Would you be able to help integrate this once the new version is out?

dylkot commented 5 years ago

Sure! I'd be happy to help with integration for Rhesus Macaque. By 'new version', are you referring to incorporating Drop-seq tools 2.0? I was just starting to wonder about how I will use that going forward because I would especially like to have quantitation of the intronic reads in my data

Hoohm commented 5 years ago

Version 0.4 and many more things.

Which functionnality would you specifically need?

dylkot commented 5 years ago

Exciting! Really just the ability to generate a count matrices for reads falling in introns in addition to reads falling in the coding sequence.

Hoohm commented 5 years ago

Hey! If you want to try out the new feature for automatic mixed species download, merging and generation, you can test out the new 0.4 version!

dylkot commented 5 years ago

Awesome, I just got a new load of data and so I'll run it with the new version!
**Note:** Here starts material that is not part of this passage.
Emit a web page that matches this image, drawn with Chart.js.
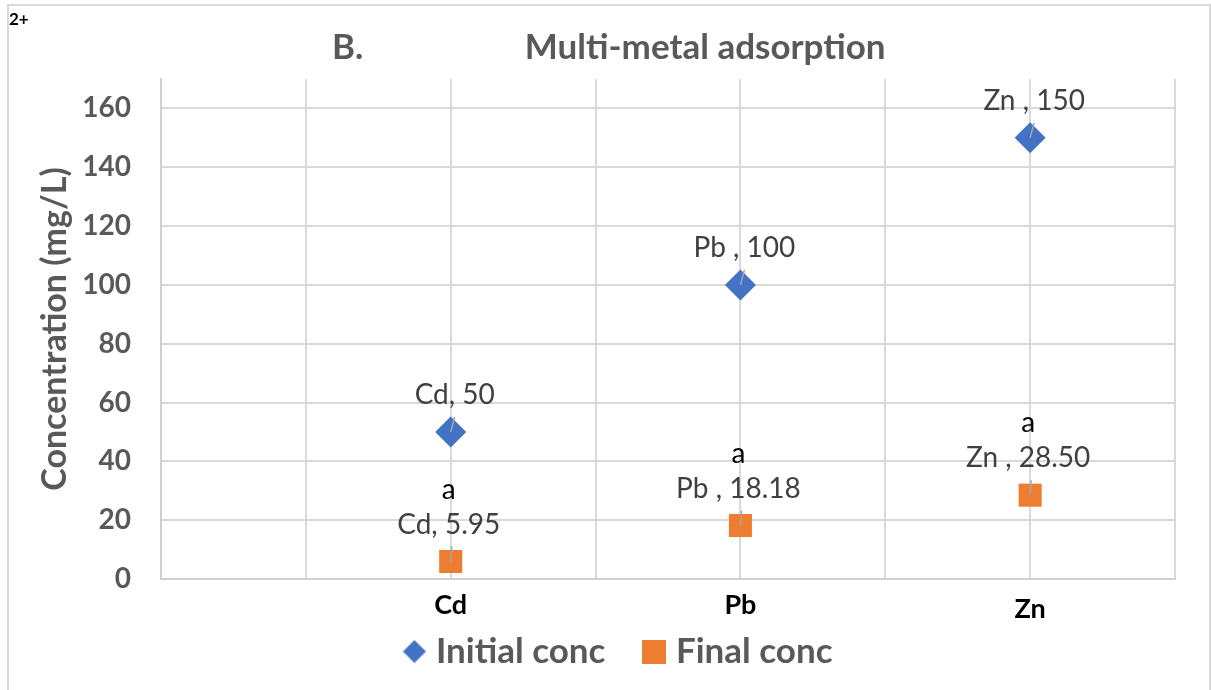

I'll let you know how it goes.

dylkot commented 5 years ago

Is there documentation anywhere on how to setup the binaries to run the new version? When I try to run it with the environment that was working for the previous version of dropSeqPipe, I get the error:

/bin/bash: cutadapt: command not found

I can install cutadapt but I imagine there might be several changes to the environment including downloading the next version of Drop-seq_tools and I just want to make sure I do all of that before I try to run things.

Hoohm commented 5 years ago

are you adding --use-conda to the command? Because that would download and activate the envs for each rule and you should not get this kind of errors.

dylkot commented 5 years ago

Nope, I wasn't. Sorry I missed that! Will give it a try.